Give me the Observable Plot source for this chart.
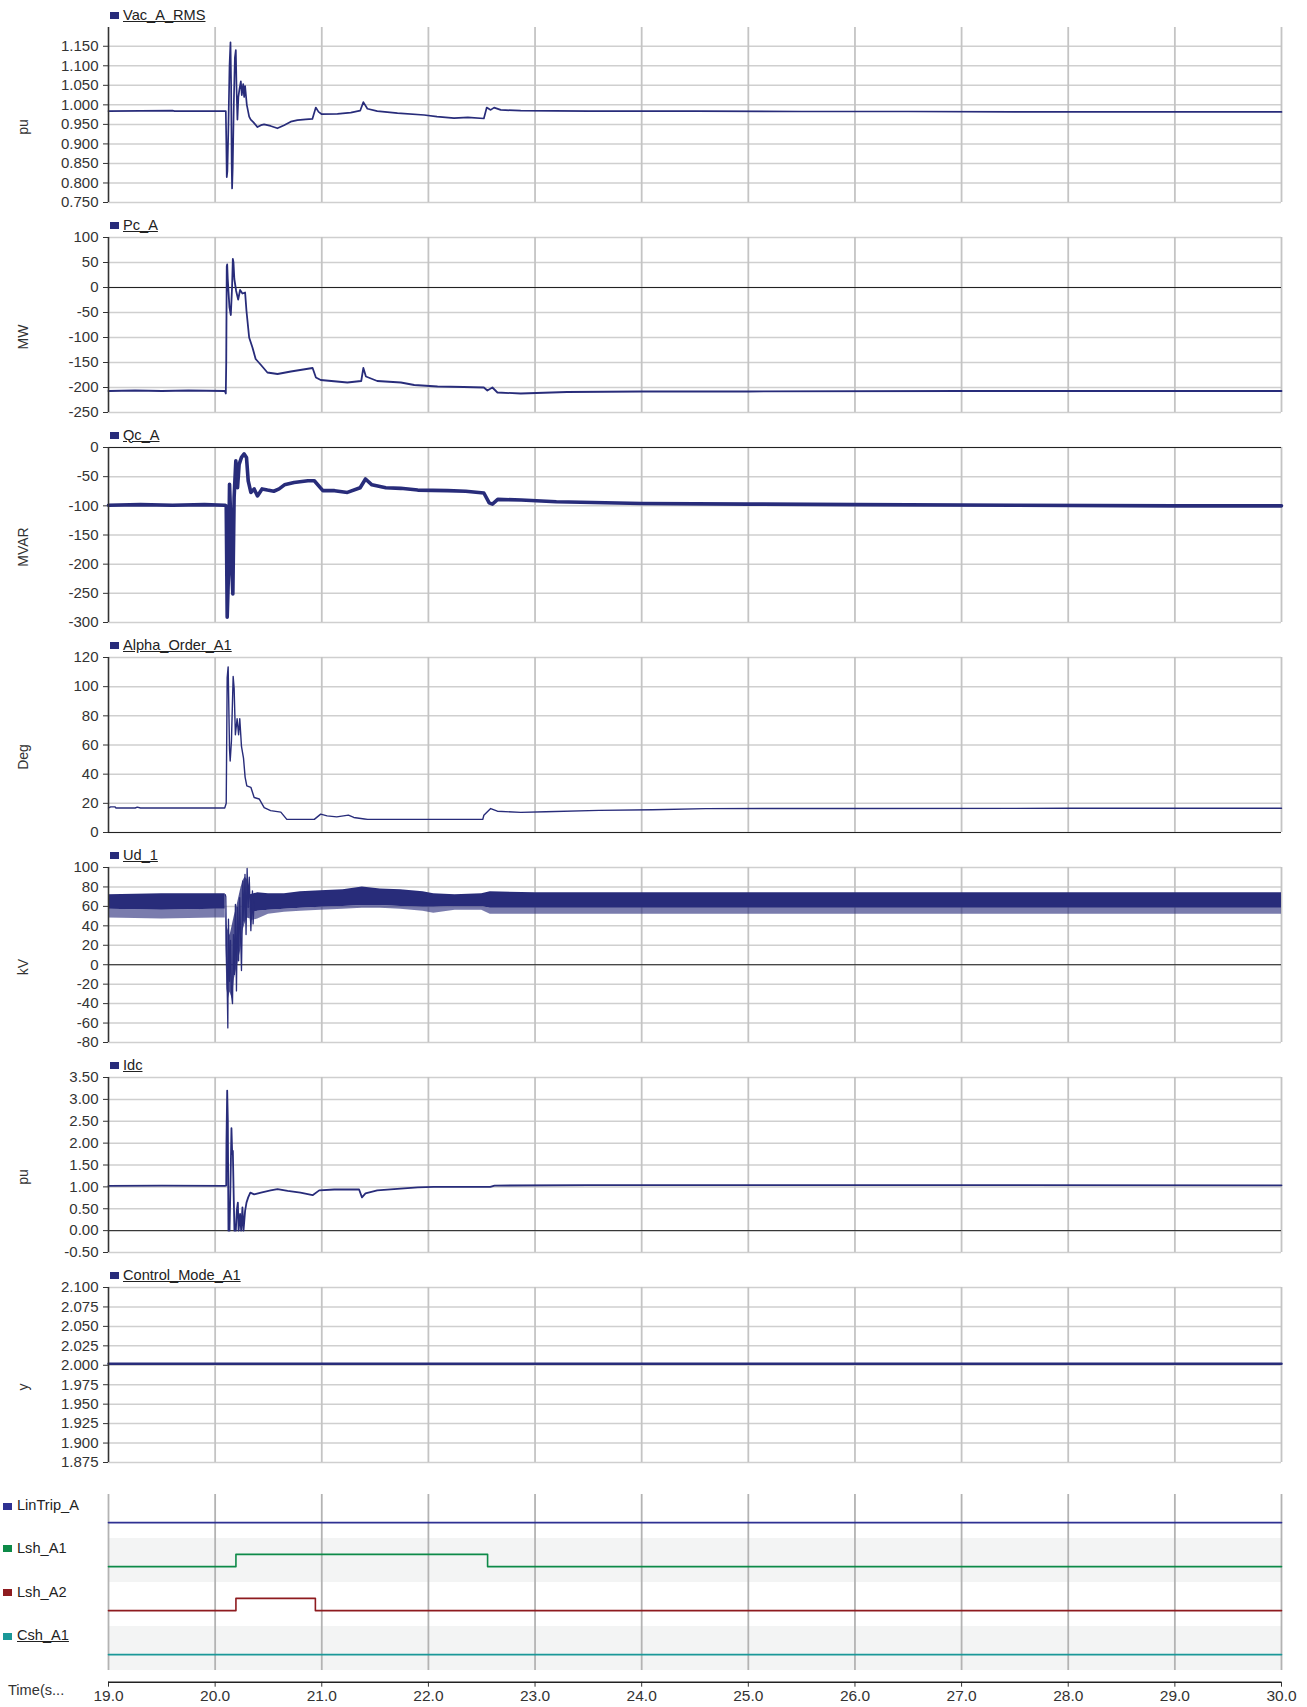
<!DOCTYPE html>
<html><head><meta charset="utf-8">
<script src="https://cdn.jsdelivr.net/npm/d3@7"></script>
<script src="https://cdn.jsdelivr.net/npm/@observablehq/plot@0.6"></script>
<style>
body{margin:0;background:#fff;font-family:"Liberation Sans",Arial,sans-serif;}
#wrap{position:relative;width:1307px;height:1707px;overflow:hidden;background:#fff;}
#wrap svg{position:absolute;left:0;}
.leg{position:absolute;font-size:14.6px;line-height:1;color:#222;white-space:nowrap;}
.u{text-decoration:underline;}
.sq{position:absolute;width:9px;height:7px;}
</style></head><body><div id="wrap"></div>
<script>
// ---------- data ----------
const seconds = [19,20,21,22,23,24,25,26,27,28,29,30];

const vacTicks = [0.75,0.8,0.85,0.9,0.95,1.0,1.05,1.1,1.15];
const pcTicks = [-250,-200,-150,-100,-50,0,50,100];
const qcTicks = [-300,-250,-200,-150,-100,-50,0];
const alphaTicks = [0,20,40,60,80,100,120];
const udTicks = [-80,-60,-40,-20,0,20,40,60,80,100];
const idcTicks = [-0.5,0,0.5,1,1.5,2,2.5,3,3.5];
const ctrlTicks = [1.875,1.9,1.925,1.95,1.975,2.0,2.025,2.05,2.075,2.1];

const vac = [[19.0,0.984],[19.6,0.985],[19.62,0.984],[20.09,0.984],[20.100,0.984],[20.105,0.90],[20.109,0.815],[20.115,0.83],[20.125,0.95],[20.135,1.10],[20.144,1.16],[20.150,1.05],[20.155,0.85],[20.159,0.786],[20.165,0.84],[20.175,1.00],[20.185,1.12],[20.194,1.14],[20.200,1.05],[20.209,0.962],[20.218,1.02],[20.228,1.04],[20.241,1.06],[20.250,1.025],[20.263,1.053],[20.272,1.02],[20.281,1.048],[20.297,1.00],[20.319,0.970],[20.334,0.962],[20.36,0.955],[20.397,0.943],[20.43,0.948],[20.459,0.950],[20.52,0.946],[20.584,0.940],[20.647,0.948],[20.709,0.957],[20.772,0.961],[20.85,0.963],[20.912,0.964],[20.944,0.993],[20.97,0.982],[21.0,0.976],[21.147,0.977],[21.272,0.980],[21.36,0.985],[21.39,1.007],[21.428,0.990],[21.52,0.984],[21.71,0.979],[21.96,0.974],[22.08,0.970],[22.24,0.966],[22.37,0.968],[22.52,0.965],[22.547,0.993],[22.584,0.987],[22.616,0.993],[22.678,0.987],[22.866,0.985],[23.5,0.984],[24.5,0.984],[25.5,0.983],[26.5,0.983],[27.5,0.982],[28.5,0.982],[29.5,0.982],[30.0,0.982]];

const pc = [[19.0,-207],[19.25,-206],[19.5,-207],[19.75,-206],[20.09,-207],[20.10,-212],[20.104,-150],[20.109,42],[20.113,46],[20.118,18],[20.134,-39],[20.147,-55],[20.159,2],[20.166,57],[20.172,50],[20.18,17],[20.197,-7],[20.216,-24],[20.234,-5],[20.256,-12],[20.281,-10],[20.294,-47],[20.319,-100],[20.35,-120],[20.38,-143],[20.43,-155],[20.49,-170],[20.585,-173],[20.71,-168],[20.914,-161],[20.945,-180],[20.99,-185],[21.24,-190],[21.37,-187],[21.39,-161],[21.414,-178],[21.52,-187],[21.742,-190],[21.867,-195],[22.086,-198],[22.33,-199],[22.52,-200],[22.553,-206],[22.6,-200],[22.647,-210],[22.866,-212],[23.3,-209],[24,-208],[25,-208],[27,-207],[30,-207]];

const qc = [[19.0,-99],[19.3,-98],[19.6,-99],[19.9,-98],[20.09,-99],[20.104,-100],[20.113,-291],[20.125,-217],[20.135,-63],[20.147,-126],[20.157,-211],[20.166,-251],[20.178,-86],[20.194,-23],[20.21,-69],[20.225,-29],[20.247,-17],[20.272,-11],[20.294,-17],[20.31,-57],[20.335,-77],[20.366,-71],[20.397,-83],[20.44,-71],[20.49,-73],[20.55,-75],[20.60,-71],[20.65,-64],[20.74,-60],[20.87,-57],[20.93,-57],[21.01,-74],[21.12,-74],[21.24,-77],[21.36,-69],[21.41,-54],[21.47,-64],[21.60,-69],[21.74,-70],[21.9,-73],[22.18,-74],[22.35,-75],[22.52,-78],[22.57,-95],[22.6,-97],[22.65,-89],[22.87,-90],[23.2,-93],[24,-96],[25,-97],[26,-98],[27.5,-99],[29,-100],[30,-100]];

const alpha = [[19.0,16.8],[19.02,17.6],[19.06,17.6],[19.07,16.8],[19.25,16.8],[19.27,17.4],[19.3,16.8],[20.09,16.8],[20.104,20],[20.113,106],[20.122,113.6],[20.135,57],[20.141,49],[20.153,63],[20.169,107],[20.178,99],[20.19,67],[20.206,78],[20.22,67],[20.231,78],[20.247,59],[20.266,51],[20.281,38],[20.297,32],[20.335,31],[20.366,24],[20.413,23],[20.46,17],[20.52,15],[20.616,14],[20.672,9],[20.93,9],[20.99,12.6],[21.05,11.4],[21.14,10.7],[21.25,11.9],[21.30,10.3],[21.40,9.3],[21.43,9],[22.51,9],[22.52,11.8],[22.584,16.4],[22.647,14.6],[22.866,13.8],[23.1,14.2],[23.6,15.2],[24.1,15.6],[24.6,16.4],[26,16.5],[28,16.6],[30,16.6]];

// Ud_1 ripple band: [time, spike floor, dense floor, top]
const udBandPre = [[19.0,48,57,72],[19.5,47,56,73],[20.0,48,57,73],[20.095,48,57,73]];
const udBandPost = [[20.33,45,53,72],[20.40,47,55,74],[20.5,52,56,73],[20.65,54,57,73],[20.8,55,58,75],[20.99,56,59,76],[21.2,57,60,77],[21.38,58,61,80],[21.55,58,61,78],[21.74,57,60,77],[21.95,55,59,75],[22.05,53,59,73],[22.25,56,60,72],[22.5,56,60,73],[22.58,52,58,75],[23,52,58,74],[24,52,58,74],[25,52,58,74],[26,52,58,74],[27,52,58,74],[28,52,58,74],[29,52,58,74],[30,52,58,74]];
// transient envelope: [time, low, high]
const udTransEnv = [[20.10,20,60],[20.11,-25,40],[20.125,-35,35],[20.14,-28,30],[20.16,-35,40],[20.18,-15,50],[20.20,-5,58],[20.22,5,68],[20.24,15,78],[20.26,35,86],[20.28,42,90],[20.30,48,88],[20.33,47,78]];
const udTrans = [[20.095,72],[20.10,70],[20.106,18],[20.113,-23],[20.119,-65],[20.125,47],[20.135,-17],[20.144,25],[20.153,-30],[20.163,-40],[20.172,31],[20.181,-10],[20.19,62],[20.20,-27],[20.21,59],[20.22,4],[20.23,69],[20.24,25],[20.247,-6],[20.26,86],[20.27,45],[20.28,93],[20.29,31],[20.30,99],[20.31,59],[20.32,90],[20.335,35],[20.35,76],[20.356,42],[20.366,66]];

const idc = [[19.0,1.025],[19.5,1.03],[20.09,1.025],[20.104,1.03],[20.106,1.98],[20.113,3.2],[20.119,2.52],[20.125,0],[20.135,0],[20.144,1.07],[20.153,2.34],[20.16,1.75],[20.166,1.82],[20.175,0.68],[20.181,0],[20.194,0],[20.203,0.46],[20.213,0.64],[20.22,0],[20.234,0.38],[20.244,0],[20.256,0.53],[20.266,0],[20.281,0.45],[20.294,0.64],[20.31,0.76],[20.33,0.87],[20.366,0.83],[20.43,0.87],[20.52,0.92],[20.585,0.95],[20.68,0.91],[20.80,0.87],[20.914,0.81],[20.976,0.92],[21.117,0.94],[21.35,0.94],[21.377,0.76],[21.41,0.85],[21.52,0.92],[21.74,0.96],[21.9,0.99],[22.05,1.0],[22.3,1.0],[22.58,1.0],[22.62,1.03],[23.5,1.04],[25,1.04],[27,1.04],[30,1.035]];

const ctrl = [[19,2.002],[30,2.002]];

const digNames = ["LinTrip_A","Lsh_A1","Lsh_A2","Csh_A1"];
const digColors = ["#2e3192","#0d8a48","#8e1b1f","#1a9898"];
const linTrip = [[19,0],[30,0]];
const lshA1 = [[19,0],[20.195,1],[22.555,0],[30,0]];
const lshA2 = [[19,0],[20.195,1],[20.94,0],[30,0]];
const cshA1 = [[19,0],[30,0]];

// ---------- drawing ----------
const NAVY = "#282c7a";
const wrap = document.getElementById("wrap");
const STYLE = {fontFamily:"'Liberation Sans', Arial, sans-serif", fontSize:"15px", color:"#333", background:"transparent", overflow:"visible"};
const X = d => d[0], Y = d => d[1];

function analog(i, name, unit, domain, ticks, dec, seriesMarks) {
  const marks = [
    Plot.ruleY(ticks, {stroke:"#cfcfcf", strokeWidth:1.5}),
    Plot.ruleX(seconds.slice(1), {stroke:"#c4c4c4", strokeWidth:1.8}),
  ];
  if (domain[0] <= 0 && domain[1] >= 0) marks.push(Plot.ruleY([0], {stroke:"#222", strokeWidth:1}));
  marks.push(...seriesMarks);
  marks.push(Plot.ruleX([19], {stroke:"#333", strokeWidth:1.6}));
  marks.push(Plot.text([unit], {text:d=>d, frameAnchor:"left", dx:-85, dy:12, rotate:-90, textAnchor:"middle", fontSize:14, fill:"#333"}));
  const svg = Plot.plot({
    width:1307, height:210, marginTop:27, marginBottom:8, marginLeft:108, marginRight:26,
    style: STYLE,
    x:{domain:[19,30], axis:null},
    y:{domain, ticks, tickFormat:d=>d.toFixed(dec), tickSize:5, tickPadding:5, label:null},
    marks
  });
  svg.style.top = (210*i) + "px";
  wrap.appendChild(svg);
  const sq = document.createElement("div");
  sq.className = "sq"; sq.style.left = "110px"; sq.style.top = (210*i+12) + "px"; sq.style.background = NAVY;
  wrap.appendChild(sq);
  const lg = document.createElement("div");
  lg.className = "leg u"; lg.style.left = "123px"; lg.style.top = (210*i+7.5) + "px"; lg.textContent = name;
  wrap.appendChild(lg);
}

analog(0, "Vac_A_RMS", "pu", [0.75,1.198], vacTicks, 3,
  [Plot.line(vac, {x:X, y:Y, stroke:NAVY, strokeWidth:1.7})]);
analog(1, "Pc_A", "MW", [-250,100], pcTicks, 0,
  [Plot.line(pc, {x:X, y:Y, stroke:NAVY, strokeWidth:1.8})]);
analog(2, "Qc_A", "MVAR", [-300,0], qcTicks, 0,
  [Plot.line(qc, {x:X, y:Y, stroke:NAVY, strokeWidth:3.6})]);
analog(3, "Alpha_Order_A1", "Deg", [0,120], alphaTicks, 0,
  [Plot.line(alpha, {x:X, y:Y, stroke:NAVY, strokeWidth:1.4})]);
analog(4, "Ud_1", "kV", [-80,100], udTicks, 0, [
  Plot.areaY(udBandPre, {x:X, y1:d=>d[1], y2:d=>d[2], fill:NAVY, fillOpacity:0.62}),
  Plot.areaY(udBandPre, {x:X, y1:d=>d[2], y2:d=>d[3], fill:NAVY}),
  Plot.areaY(udBandPost, {x:X, y1:d=>d[1], y2:d=>d[2], fill:NAVY, fillOpacity:0.62}),
  Plot.areaY(udBandPost, {x:X, y1:d=>d[2], y2:d=>d[3], fill:NAVY}),
  Plot.areaY(udTransEnv, {x:X, y1:d=>d[1], y2:d=>d[2], fill:NAVY, fillOpacity:0.8}),
  Plot.line(udTrans, {x:X, y:Y, stroke:NAVY, strokeWidth:1.3})
]);
analog(5, "Idc", "pu", [-0.5,3.5], idcTicks, 2,
  [Plot.line(idc, {x:X, y:Y, stroke:NAVY, strokeWidth:1.8})]);
analog(6, "Control_Mode_A1", "y", [1.875,2.1], ctrlTicks, 3,
  [Plot.line(ctrl, {x:X, y:Y, stroke:NAVY, strokeWidth:2.5})]);

// digital section
const yMin = -0.266;
const sigs = [linTrip, lshA1, lshA2, cshA1];
const rows = digNames.map((n, i) => ({name:n, i, base:3-i}));
const digMarks = [
  Plot.rectY(rows.filter(r => r.i % 2 === 1), {x1:19, x2:30, y1:r=>r.base, y2:r=>r.base+1, fill:"#f3f4f4"}),
  Plot.ruleX(seconds, {y1:0, y2:4, stroke:"#b3b3b3", strokeWidth:1.8}),
  ...sigs.map((s, i) => Plot.line(s, {x:X, y:d => (3-i) + 0.36 + 0.28*d[1], curve:"step-after", stroke:digColors[i], strokeWidth:1.6})),
  Plot.ruleY([yMin], {stroke:"#222", strokeWidth:1.6})
];
const dsvg = Plot.plot({
  width:1307, height:237, marginTop:24, marginBottom:25.3, marginLeft:108, marginRight:26,
  style: {...STYLE, fontSize:"15.5px"},
  x:{domain:[19,30], ticks:seconds, tickFormat:d=>d.toFixed(1), tickSize:5, tickPadding:3, label:null},
  y:{domain:[yMin,4], axis:null},
  marks: digMarks
});
dsvg.style.top = "1470px";
wrap.appendChild(dsvg);
const centers = [1506, 1548.3, 1592.3, 1636];
digNames.forEach((n, i) => {
  const sq = document.createElement("div");
  sq.className = "sq"; sq.style.left = "3px"; sq.style.top = (centers[i]-3.5) + "px"; sq.style.background = digColors[i];
  wrap.appendChild(sq);
  const lg = document.createElement("div");
  lg.className = "leg" + (i === 3 ? " u" : ""); lg.style.left = "17px"; lg.style.top = (centers[i]-7.8) + "px"; lg.textContent = n;
  wrap.appendChild(lg);
});
const tl = document.createElement("div");
tl.className = "leg"; tl.style.left = "8px"; tl.style.top = "1683px"; tl.style.color = "#333"; tl.textContent = "Time(s...";
wrap.appendChild(tl);
</script></body></html>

— Stated problem —
Return exactly what appears from the opening line of the material through the line with "const seconds = [19,20,21,22,23,24,25,26,27,28,29,30];", apart from the pictures.

— Answer below —
Give me the Observable Plot source for this chart.
<!DOCTYPE html>
<html><head><meta charset="utf-8">
<script src="https://cdn.jsdelivr.net/npm/d3@7"></script>
<script src="https://cdn.jsdelivr.net/npm/@observablehq/plot@0.6"></script>
<style>
body{margin:0;background:#fff;font-family:"Liberation Sans",Arial,sans-serif;}
#wrap{position:relative;width:1307px;height:1707px;overflow:hidden;background:#fff;}
#wrap svg{position:absolute;left:0;}
.leg{position:absolute;font-size:14.6px;line-height:1;color:#222;white-space:nowrap;}
.u{text-decoration:underline;}
.sq{position:absolute;width:9px;height:7px;}
</style></head><body><div id="wrap"></div>
<script>
// ---------- data ----------
const seconds = [19,20,21,22,23,24,25,26,27,28,29,30];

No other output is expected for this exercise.